Over the coming eons the continental masses migrated, fractured, grew, and reoriented themselves. They massed mountains to their flanks, fresh lands swelled out of submerged basins, volcanic eruptions piled new rock onto old crust. Laurasia broke cautiously into Old World and New, Eurasia and North America. Gondwana was more prolific. As it fissioned, it spawned continents, subcontinents, and microcontinents. New island arcs broke through Gondwana’s peripheral oceans as colossal plates of crust grated, subducted, melted, and bubbled upward into chains of fiery volcanoes. Greater Australia, which included Papua New Guinea and Tasmania, moved northeast into an empty Pacific. By 80–60 million years ago, with the opening of the Tasman Sea, Australia segregated from New Zealand, the last of its Gondwana affiliates. In its travels it had rotated nearly 90 degrees, and it had rafted northward at roughly six or seven centimeters per year until it rammed into the submerged Pacific margins of Asia and helped raise the Sunda arc, punctuated by the towering mountains of New Guinea.

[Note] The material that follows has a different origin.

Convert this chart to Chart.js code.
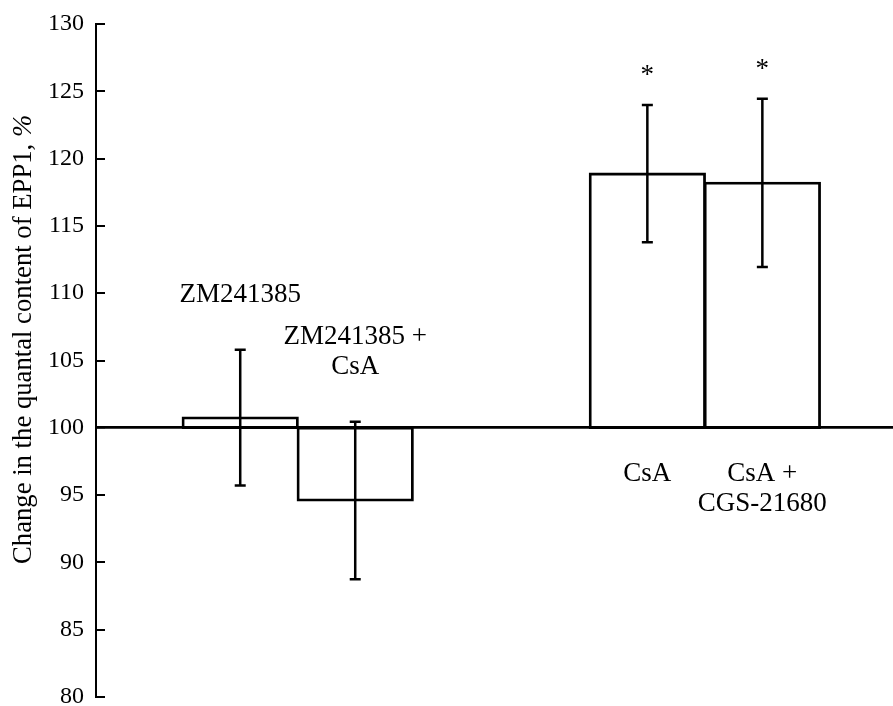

Australia’s geology preserved a Gondwana core, a continental craton, in the enormous plateau that sprawled over the western and central thirds of the continent. Its odyssey, however, had raised mountains along its eastern flanks—the Flinders Range, the Tasmanian Alps, and the Great Dividing Range, a plateau eroded into dramatic escarpments. Continental warping had raised basins and bulged crust into domed, long-wasted mountains in the center. Associated with the eastern uplift, too, were local outpourings of volcanics, largely Tertiary in age, occasionally sputtering into the Holocene.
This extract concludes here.